I have been reading Jean Houston’s book ‘The Search for the Beloved’. She writes that such an injury can eventually lead to a time when “new questions begin to be asked about who we are in our depths.” Her words remind me of what lies at the centre of my work as a psychotherapist: that the woundings you have endured “may contain the seeds of healing and transformation”.
Many people think that working with a psychotherapist is a path to healing, as in being ‘fixed’. It is a path to healing but not in the way that the science of medicine has taught us to think of being mended. The events and relationships that have hurt us have left their mark and that mark, that wound, will always be a part of us now. It is possible to see the wound, however, as a choice point, a watershed, when healing equates with transformation and adds something to your life instead of taking something away. Hard to believe, I know. We may think of it as a path to ‘whole-ing’ rather than healing. You are probably familiar with the term “hale and hearty” which we use to describe someone in excellent health. In Old English the word ‘hale’ meant ‘whole’. To strive for wholeness is a good way to live a life, I think.

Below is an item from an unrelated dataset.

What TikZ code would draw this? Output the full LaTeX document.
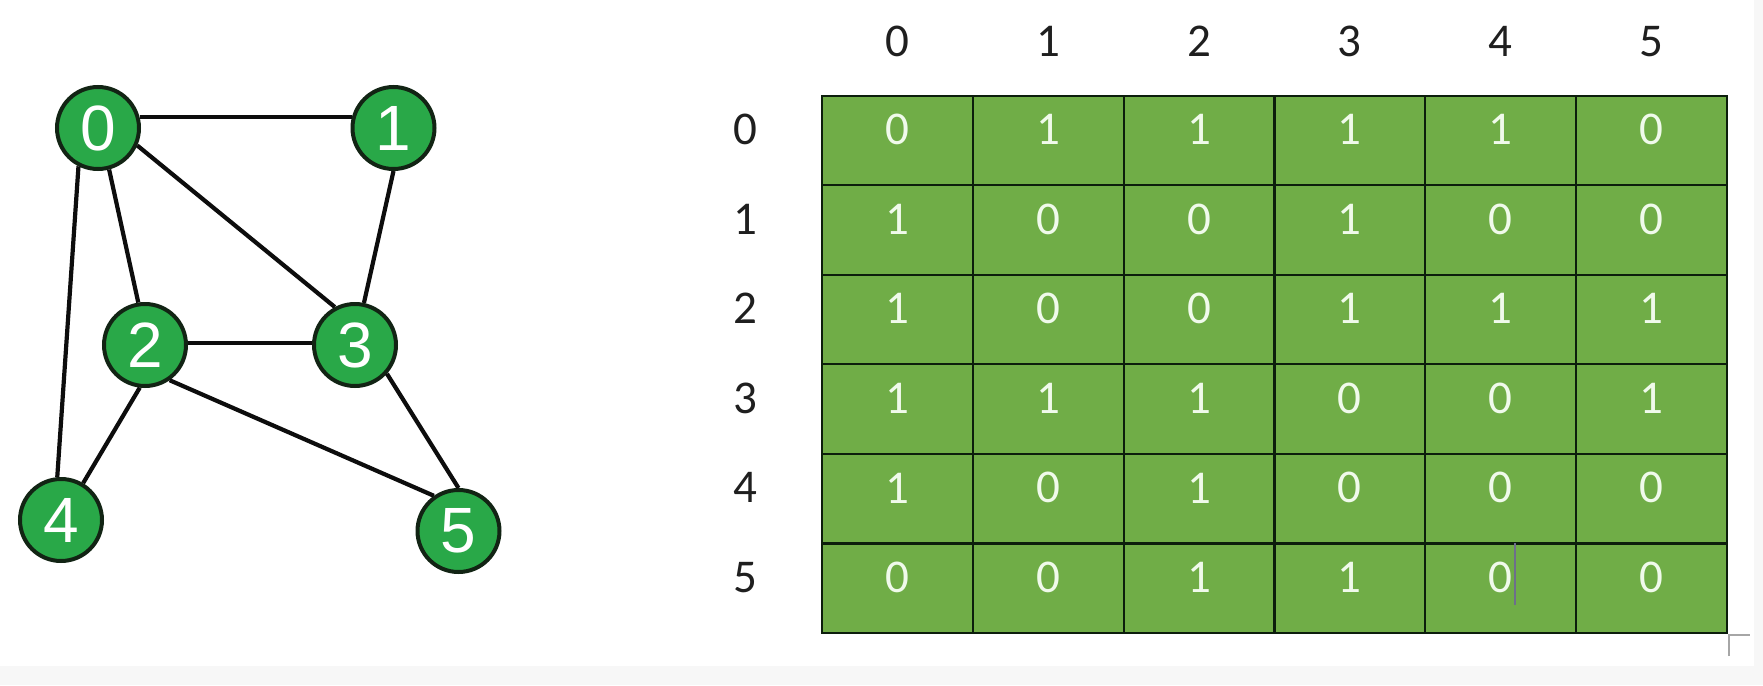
\documentclass[tikz,border=0pt]{standalone}
\usepackage{fontspec}
\setmainfont{Carlito}
\newfontfamily\nodefont{Liberation Sans}
\definecolor{vgreen}{RGB}{41,168,72}
\definecolor{vborder}{RGB}{18,36,20}
\definecolor{tgreen}{RGB}{112,173,71}
\definecolor{tline}{RGB}{12,30,12}
\definecolor{celltext}{RGB}{240,250,235}
\definecolor{bggray}{RGB}{247,247,247}
\definecolor{cursor}{RGB}{110,110,140}
\begin{document}
\begin{tikzpicture}[x=1pt,y=-1pt,
 vertex/.style={circle,fill=vgreen,draw=vborder,line width=4pt,minimum size=82pt,inner sep=0pt,text=white,font=\nodefont\fontsize{64}{70}\selectfont},
 edge/.style={line width=4.2pt,black!95},
 cell/.style={text=celltext,font=\fontsize{47}{52}\selectfont,inner sep=0pt},
 lab/.style={text=black!88,font=\fontsize{47}{52}\selectfont,inner sep=0pt},
 grid/.style={draw=tline,line width=2.2pt}]
\fill[bggray] (0,0) rectangle (1763,685);
\fill[white] (0,0) rectangle (1754,666);
\useasboundingbox (0,0) rectangle (1763,685);

% graph
\node[vertex] (v0) at (98,128) {0};
\node[vertex] (v1) at (393.5,128) {1};
\node[vertex] (v2) at (145,345) {2};
\node[vertex] (v3) at (355,345) {3};
\node[vertex] (v4) at (61,520) {4};
\node[vertex] (v5) at (458.5,531) {5};

\draw[edge] (v0.15) -- (v1.165);
\draw[edge] (v0.-75) -- (v2.99);
\draw[edge] (v0.-24) -- (v3.118);
\draw[edge] (v0.243) -- (v4.95);
\draw[edge] (v1.270) -- (v3.78);
\draw[edge] (v2.3) -- (v3.177);
\draw[edge] (v2.263) -- (v4.59);
\draw[edge] (v2.-55) -- (v5.125);
\draw[edge] (v3.-42) -- (v5.90);

% table
\fill[tgreen] (822,95.6) rectangle (1727,633);
\foreach \k in {1,...,5} {
  \draw[grid] ({822+150.83*\k},95.6) -- ({822+150.83*\k},633);
  \draw[grid] (822,{95.6+89.57*\k}) -- (1727,{95.6+89.57*\k});
}
\draw[grid] (822,95.6) rectangle (1727,633);

% headers
\foreach \c in {0,...,5} {
  \node[lab] (h\c) at ({897.4+150.83*\c},41.5) {\c};
  \node[lab] (r\c) at (745,{129.6+89.57*\c}) {\c};
}

% cells
\foreach \v [count=\c from 0] in {0,1,1,1,1,0}
  \node[cell] (c0-\c) at ({897.4+150.83*\c},129.6) {\v};
\foreach \v [count=\c from 0] in {1,0,0,1,0,0}
  \node[cell] (c1-\c) at ({897.4+150.83*\c},219.2) {\v};
\foreach \v [count=\c from 0] in {1,0,0,1,1,1}
  \node[cell] (c2-\c) at ({897.4+150.83*\c},308.7) {\v};
\foreach \v [count=\c from 0] in {1,1,1,0,0,1}
  \node[cell] (c3-\c) at ({897.4+150.83*\c},398.3) {\v};
\foreach \v [count=\c from 0] in {1,0,1,0,0,0}
  \node[cell] (c4-\c) at ({897.4+150.83*\c},487.9) {\v};
\foreach \v [count=\c from 0] in {0,0,1,1,0,0}
  \node[cell] (c5-\c) at ({897.4+150.83*\c},577.5) {\v};

% text cursor and corner mark
\draw[cursor,line width=1.2pt] (1515,543) -- (1515,605);
\draw[gray!70,line width=2pt] (1729,656) -- (1729,635) -- (1750,635);
\end{tikzpicture}
\end{document}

Often the choices we make as a result of such wounds paradoxically lead us into further self-harm and even to harm others. This may be seen as the effect of a wound that has not been recognized and attended to. You may feel it as anger, loneliness, grief, sadness, the need for revenge. The way to psychological, emotional, spiritual healing has as its goal the ability to transcend the wound, to no longer allow it to dominate our choices. It can be a way to a new flowering in your life, a way out of winter into spring, the “renaissance” or new dawn that Jean Houston beckons us towards.